MIT's new bug finder uncovers flaws in Web apps in 64 seconds

It found 23 new vulnerabilities in 50 popular Web applications written with Ruby on Rails

MIT's new debugging system found 23 previously undiagnosed security flaws. Credit: MIT News

MIT's new debugging system found 23 previously undiagnosed security flaws. Credit: MIT News

Finding bugs in Web applications is an ongoing challenge, but a new tool from MIT exploits some of the idiosyncrasies in the Ruby on Rails programming framework to quickly uncover new ones.

In tests on 50 popular Web applications written using Ruby on Rails, the system found 23 previously undiagnosed security flaws, and it took no more than 64 seconds to analyze any given program.

Ruby on Rails is distinguished from other frameworks because it defines even its most basic operations in libraries. MIT's researchers took advantage of that fact by rewriting those libraries so that the operations defined in them describe their own behavior in a logical language.

That turns the Rails interpreter, which converts high-level Rails programs into machine-readable code, into a static-analysis tool that describes how data flows through the program.

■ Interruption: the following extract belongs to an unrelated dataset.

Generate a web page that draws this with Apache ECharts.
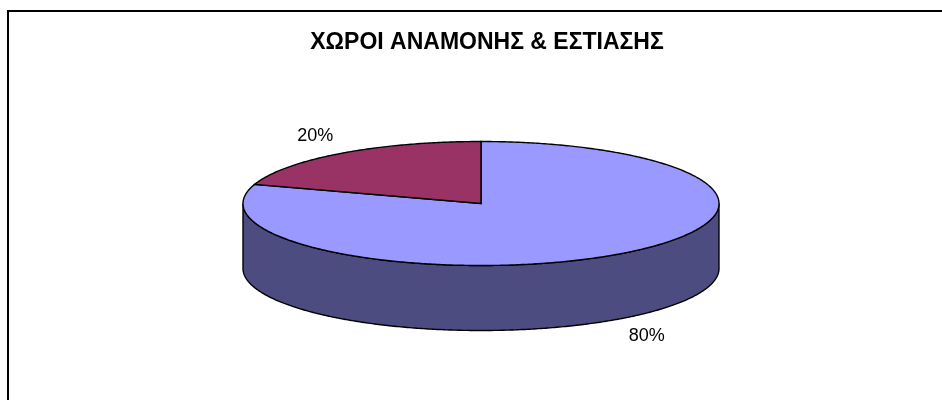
<!DOCTYPE html>
<html>
<head>
<meta charset="utf-8">
<script src="https://cdn.jsdelivr.net/npm/echarts@6/dist/echarts.min.js"></script>
<style>
    html, body { margin: 0; padding: 0; background: #fff; }
    #chart { width: 942px; height: 400px; }
</style>
</head>
<body>
<div id="chart"></div>
<script>
// 数据
const categories = ['Ναι', 'Όχι']
const values = [80, 20]
const titleText = 'ΧΩΡΟΙ ΑΝΑΜΟΝΗΣ & ΕΣΤΙΑΣΗΣ'

// 颜色 顶面 / 侧面
const topColors = ['#9999FF', '#993366']
const sideColors = ['#4C4C80', '#4D1A33']

// 椭圆饼的几何
const PIE = { cx: 481, cy: 203.5, rx: 238, ry: 62, depth: 65 }
const LABEL_GAP = { x: 44, y: 21 }
const FONT = '"Liberation Sans", Arial, sans-serif'

const total = values.reduce((a, b) => a + b, 0)

// 椭圆上的一点
const pt = (t, dy = 0) => [PIE.cx + PIE.rx * Math.cos(t), PIE.cy + PIE.ry * Math.sin(t) + dy]

const arc = (a, b, dy = 0) => {
    const pts = []
    const n = Math.max(2, Math.ceil(Math.abs(b - a) / 0.01))
    for (let i = 0; i <= n; i++) {
        pts.push(pt(a + (b - a) * i / n, dy))
    }
    return pts
}

const renderItem = (params, api) => {
    const i = params.dataIndex
    const v = api.value(1)
    let cum = 0
    for (let k = 0; k < i; k++) cum += values[k]
    // 从12点钟方向开始 顺时针
    const t0 = -Math.PI / 2 + 2 * Math.PI * cum / total
    const t1 = t0 + 2 * Math.PI * v / total
    const children = []

    // 侧面 只画前半圈
    const a = Math.max(t0, 0)
    const b = Math.min(t1, Math.PI)
    if (a < b) {
        const side = arc(a, b).concat(arc(b, a, PIE.depth))
        children.push({
            type: 'polygon',
            z2: 1,
            shape: { points: side },
            style: { fill: sideColors[i], stroke: '#000', lineWidth: 1.4 }
        })
    }

    // 顶面
    const topPts = [[PIE.cx, PIE.cy]].concat(arc(t0, t1))
    children.push({
        type: 'polygon',
        z2: 5,
        shape: { points: topPts },
        style: { fill: topColors[i], stroke: '#000', lineWidth: 1.4 }
    })

    // 百分比标签
    const m = (t0 + t1) / 2
    const s = Math.sin(m)
    const lx = PIE.cx + (PIE.rx + LABEL_GAP.x) * Math.cos(m)
    const ly = PIE.cy + (PIE.ry + LABEL_GAP.y) * s + (s > 0 ? PIE.depth : 0)
    children.push({
        type: 'text',
        z2: 10,
        x: lx,
        y: ly,
        style: {
            text: Math.round(v / total * 100) + '%',
            fill: '#000',
            font: '18px ' + FONT,
            align: 'center',
            verticalAlign: 'middle'
        }
    })

    return { type: 'group', children }
}

const chart = echarts.init(document.getElementById('chart'))

const option = {
    backgroundColor: '#fff',
    animation: false,
    title: {
        text: titleText,
        left: 482,
        top: 26,
        textAlign: 'center',
        textStyle: {
            fontFamily: FONT,
            fontSize: 23,
            fontWeight: 'bold',
            color: '#000'
        }
    },
    graphic: [
        {
            type: 'rect',
            shape: { x: 8, y: 11, width: 960, height: 420 },
            style: { fill: 'none', stroke: '#000', lineWidth: 2 }
        }
    ],
    series: [
        {
            type: 'custom',
            coordinateSystem: 'none',
            renderItem,
            data: categories.map((c, i) => ({ name: c, value: [i, values[i]] }))
        }
    ]
}

chart.setOption(option)
</script>
</body>
</html>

The result is that running a Rails program through the interpreter produces a formal, line-by-line description of how the program handles data.

Dubbed Space, the new debugger focuses on a program’s data-access procedures using a simple logical model that describes what operations a user can perform on what data and under what circumstances. From the descriptions generated by the hacked libraries, Space can automatically determine whether the program adheres to those models; if it doesn’t, there’s likely to be a security flaw.

The researchers will present their results next month at the International Conference on Software Engineering.